Catherine Deneuve gives one of her greatest performances as the wife of a Jewish theater director in Nazi-occupied Paris in François Truffaut’s classic wartime melodrama. While her husband takes refuge in the theater’s basement, Deneuve’s Marion takes the reigns of their latest production, in which she also stars opposite a womanizing actor, Bernard (Gérard Depardieu), who is also a member of the resistance. As the two performers grow closer, their relationship tests Marion’s ambivalent feelings about the Nazis, and the stability of her marriage. A taut, deeply romantic portrait of ordinary people caught up in the tide of extraordinary events, The Last Metro would become one of Truffaut’s biggest popular hits, earning an Academy Award nomination for Best Foreign Film and 10 French César awards, including Best Film, Best Actor and Best Actress.

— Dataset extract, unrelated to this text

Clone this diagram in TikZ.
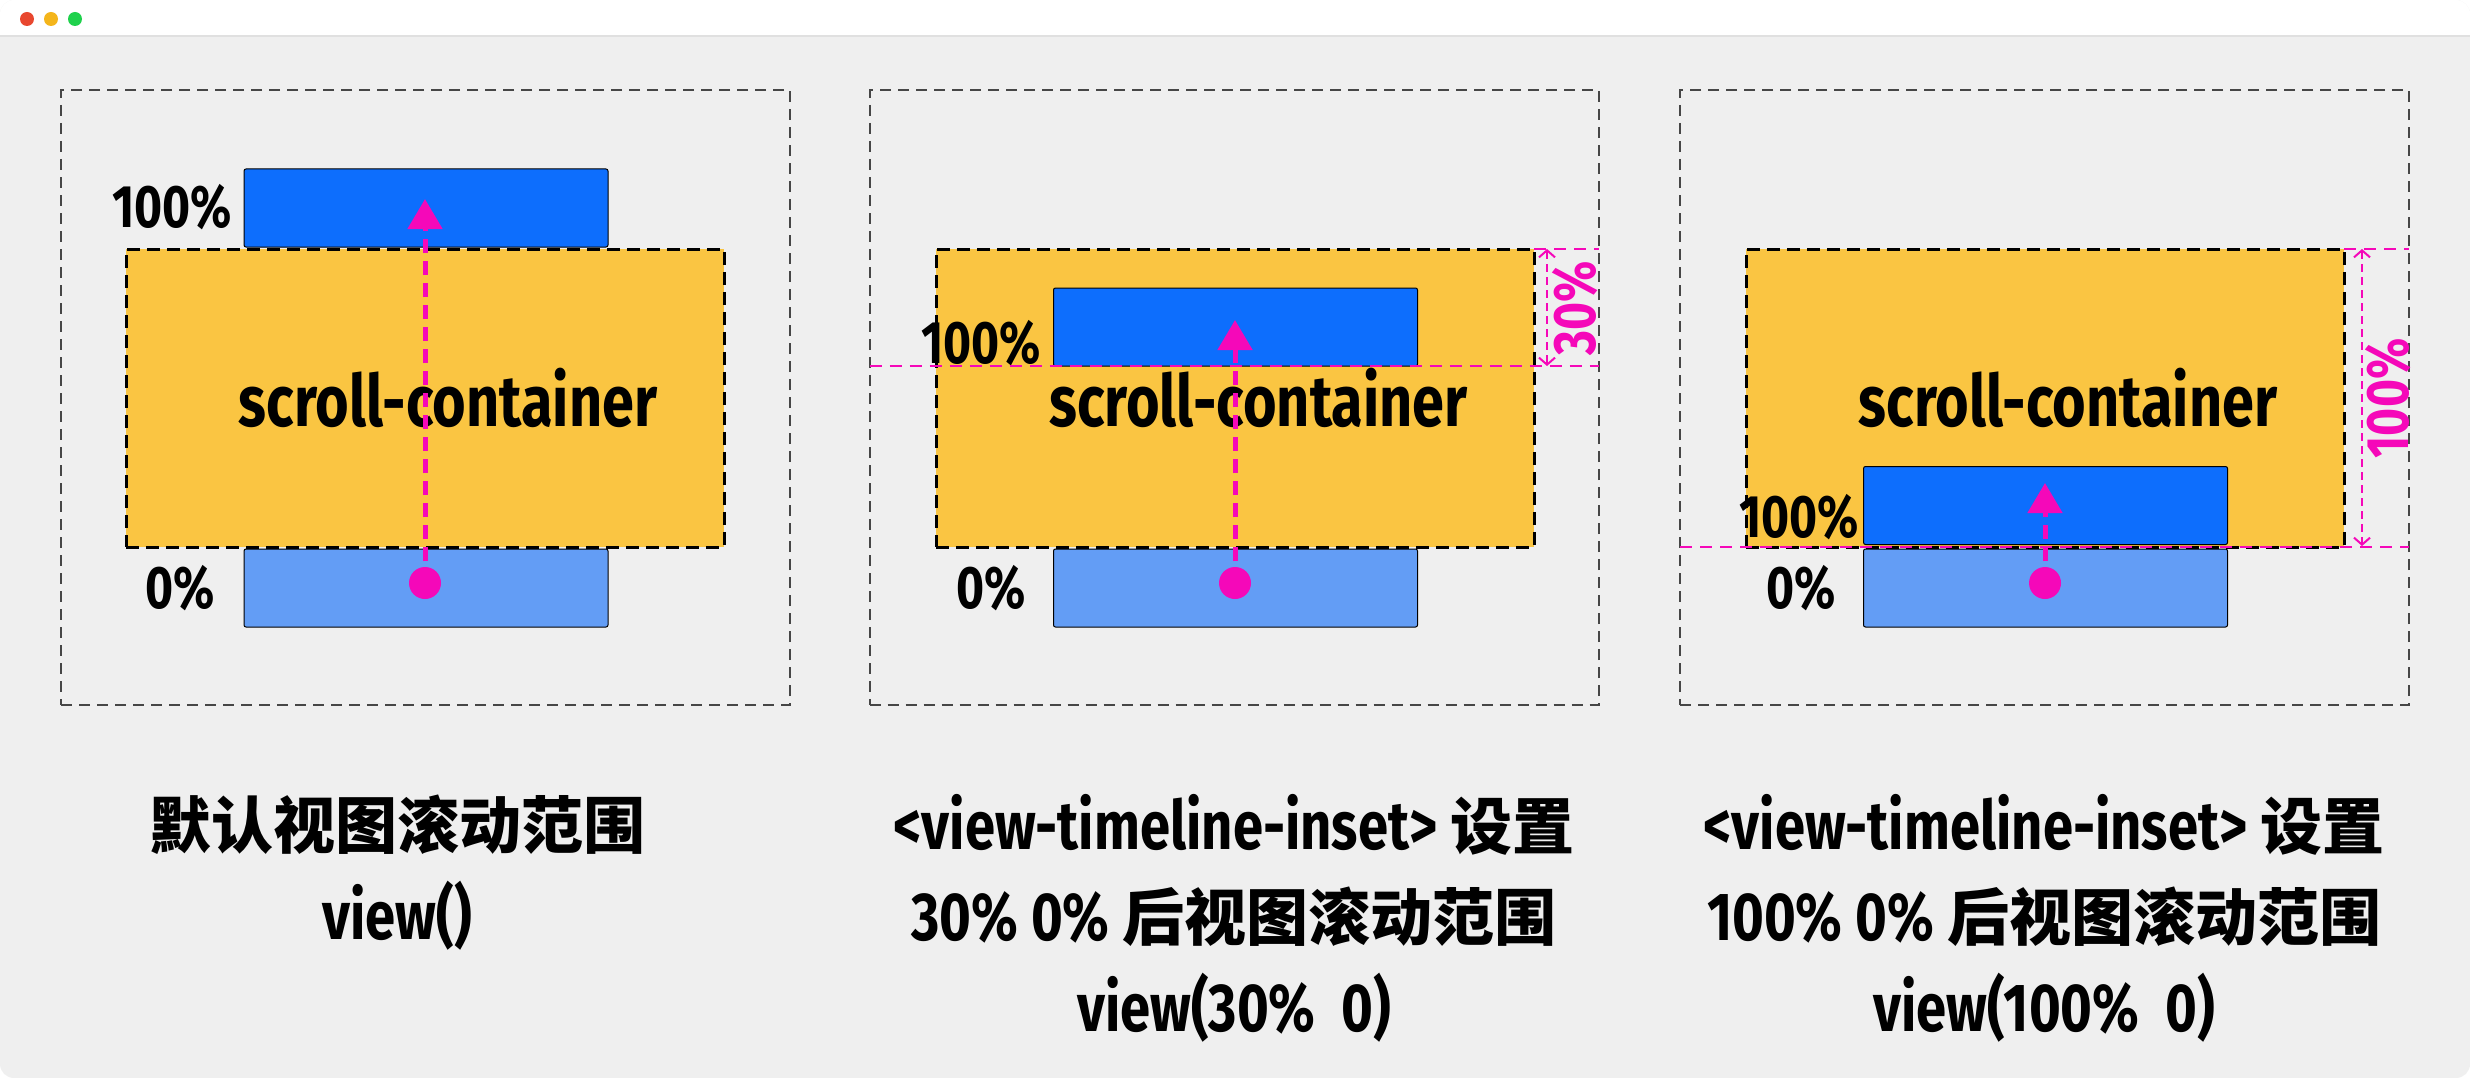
\documentclass[tikz,border=0pt]{standalone}
\usepackage{fontspec}
\setmainfont{Fira Sans}[FakeStretch=0.8]
\newfontfamily\cjk{Noto Sans CJK SC}
\newcommand\zh[1]{{\cjk\fontsize{62}{91}\selectfont #1}}
\usetikzlibrary{arrows.meta}
\definecolor{pagegray}{RGB}{239,239,239}
\definecolor{edgegray}{RGB}{224,224,224}
\definecolor{framegray}{RGB}{70,70,70}
\definecolor{boxyellow}{RGB}{250,197,66}
\definecolor{deepblue}{RGB}{13,110,253}
\definecolor{paleblue}{RGB}{99,157,245}
\definecolor{pinkline}{RGB}{245,8,185}
\definecolor{dotred}{RGB}{232,71,47}
\definecolor{dotyellow}{RGB}{244,181,27}
\definecolor{dotgreen}{RGB}{31,209,76}
\begin{document}
\begin{tikzpicture}[
  x=1pt, y=-1pt,
  every node/.style={inner sep=0pt, outer sep=0pt},
  viewport/.style={draw=framegray, line width=2pt, dash pattern=on 11pt off 7pt,
    minimum width=729pt, minimum height=615pt},
  container/.style={draw=black, fill=boxyellow, line width=3pt, dash pattern=on 13pt off 7pt,
    minimum width=598pt, minimum height=298pt},
  target/.style={draw=black, line width=1pt, rounded corners=2pt,
    minimum width=364pt, minimum height=78pt},
  endbox/.style={target, fill=deepblue},
  startbox/.style={target, fill=paleblue},
  pct/.style={font=\bfseries\fontsize{60}{60}\selectfont, anchor=east},
  sclabel/.style={font=\bfseries\fontsize{72}{72}\selectfont},
  dot/.style={circle, fill=pinkline, minimum size=32pt},
  track/.style={draw=pinkline, line width=5pt, dash pattern=on 14pt off 8pt,
    -{Triangle[length=30pt,width=34pt]}},
  guide/.style={draw=pinkline, line width=2.5pt, dash pattern=on 12pt off 8pt},
  dim/.style={draw=pinkline, line width=2pt, dash pattern=on 8pt off 5pt,
    {Straight Barb[length=7pt,width=16pt]}-{Straight Barb[length=7pt,width=16pt]}},
  dimlabel/.style={font=\bfseries\fontsize{60}{60}\selectfont, text=pinkline, rotate=90},
  caption/.style={font=\bfseries\fontsize{68}{91}\selectfont, align=center}
]
\useasboundingbox (0,0) rectangle (2470,1078);
\begin{scope}
\clip[rounded corners=14pt] (0,0) rectangle (2470,1078);
\fill[pagegray] (0,0) rectangle (2470,1078);
\fill[white] (0,0) rectangle (2470,36);
\draw[edgegray, line width=2pt] (0,36) -- (2470,36);
\end{scope}
\fill[dotred] (27,19) circle (7);
\fill[dotyellow] (51,19) circle (7);
\fill[dotgreen] (75,19) circle (7);

\node[viewport] (view1) at (425.5,397.5) {};
\node[endbox] (end1) at (426,208) {};
\node[container] (box1) at (425,398) {};
\node[startbox] (start1) at (426,588) {};
\node[sclabel] (text1) at (448,398) {scroll-container};
\node[pct] (top1) at (232,207) {100\%};
\node[pct] (bot1) at (215,588) {0\%};
\node[dot] (from1) at (425,583) {};
\coordinate (to1) at (425,199);
\draw[track] (from1.center) -- (to1);

\node[viewport] (view2) at (1234,397.5) {};
\node[container] (box2) at (1235,398) {};
\node[endbox] (end2) at (1235.5,327) {};
\node[startbox] (start2) at (1235.5,588) {};
\node[sclabel] (text2) at (1258.5,398) {scroll-container};
\node[pct] (top2) at (1041,343) {100\%};
\node[pct] (bot2) at (1026,588) {0\%};
\node[dot] (from2) at (1235,583) {};
\coordinate (to2) at (1235,320);
\draw[track] (from2.center) -- (to2);
\draw[guide] (view2.west |- end2.south) -- (view2.east |- end2.south);
\draw[guide] (box2.north east) -- (view2.east |- box2.north);
\coordinate (dimtop2) at (1547,249);
\coordinate (dimbot2) at (1547,366);
\draw[dim] (dimtop2) -- (dimbot2);
\node[dimlabel] (inset2) at (1575,308) {30\%};

\node[viewport] (view3) at (2044.5,397.5) {};
\node[container] (box3) at (2045,398) {};
\node[endbox] (end3) at (2045.5,505.5) {};
\node[startbox] (start3) at (2045.5,588) {};
\node[sclabel] (text3) at (2068,398) {scroll-container};
\node[pct] (top3) at (1859,517.5) {100\%};
\node[pct] (bot3) at (1836,588) {0\%};
\node[dot] (from3) at (2045,583) {};
\coordinate (to3) at (2045,483);
\draw[track] (from3.center) -- (to3);
\draw[guide] (view3.west |- box3.south) -- (view3.east |- box3.south);
\draw[guide] (box3.north east) -- (view3.east |- box3.north);
\coordinate (dimtop3) at (2362,249);
\coordinate (dimbot3) at (2362,546);
\draw[dim] (dimtop3) -- (dimbot3);
\node[dimlabel] (inset3) at (2388,398.5) {100\%};

\node[caption] (note1) at (397,873) {\zh{默认视图滚动范围}\\view()};
\node[caption] (note2) at (1234,918) {<view-timeline-inset> \zh{设置}\\30\% 0\% \zh{后视图滚动范围}\\view(30\%\ \ 0)};
\node[caption] (note3) at (2044,918) {<view-timeline-inset> \zh{设置}\\100\% 0\% \zh{后视图滚动范围}\\view(100\%\ \ 0)};
\end{tikzpicture}
\end{document}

“François Truffaut does for the theater what his Day For Night did for the cinema.”
—NYFF18 program note

“Not since Lubitsch's To Be or Not to Be has there been such a triumphantly unorthodox use of grim material that usually prompts movies of pious, prefabricated responses… It's not since Tristana that Miss Deneuve has had a role to match that of Marion Steiner, a woman of intelligence, backbone, and the kind of beauty that, you believe, would have made her a star of the Paris stage. With her hair done up in a style I associate with Danielle Darrieux, Miss Deneuve is elegant without being frosty, grand without being great lady-ish. It's a star performance of a star role.”